How Republican Rob Portman May Derail the Trump Train in Ohio
Senator Rob Portman speaks during a news conference at the Oakley Kroger Marketplace store to announce the supermarket chain's decision to offer the opioid overdose reversal medicine Naloxone without a prescription on Feb. 12, 2016, in Cincinnati.
AP Photo/John MinchilloRob Portman may have been the last of nine senators to abandon Donald Trump in the day after the revelation of his sexual-assault boast, waiting until well after dark on Saturday to rescind his endorsement. But while the delay may have indicated caution, Portman’s language did not reflect a wrenching deliberation. “I had hoped to support the candidate my party nominated in the primary process,” Ohio’s junior senator explained in an austere six-sentence statement. “While I continue to respect those who still support Donald Trump, I can no longer support him.”
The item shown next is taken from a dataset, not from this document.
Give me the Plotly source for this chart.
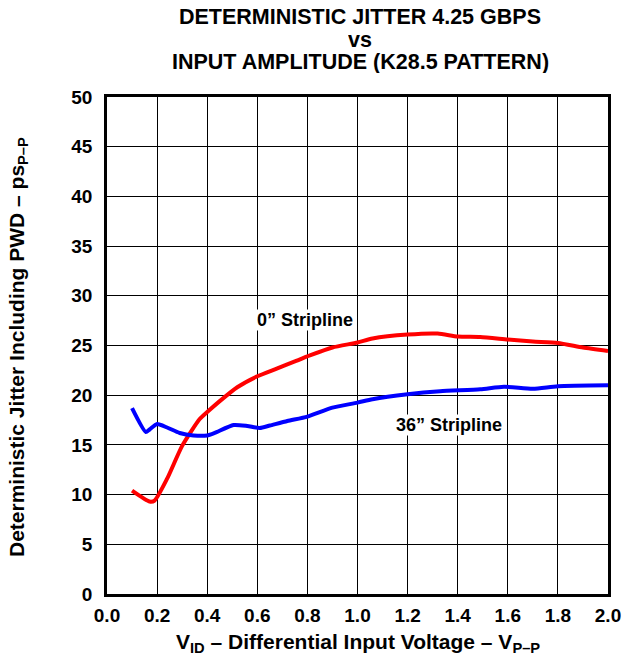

If Portman’s words were relatively free of drama, it is because the public unhitching of his fortunes from Trump’s merely formalized an inevitable divergence of their objectives. Already by Labor Day, polls showed him on the precipice of a landslide against his Democratic challenger, former Governor Ted Strickland, with little sign that Trump interfered with his plans. Public polls indicate at one in seven Ohioans is on a trajectory to back both Portman and Hillary Clinton.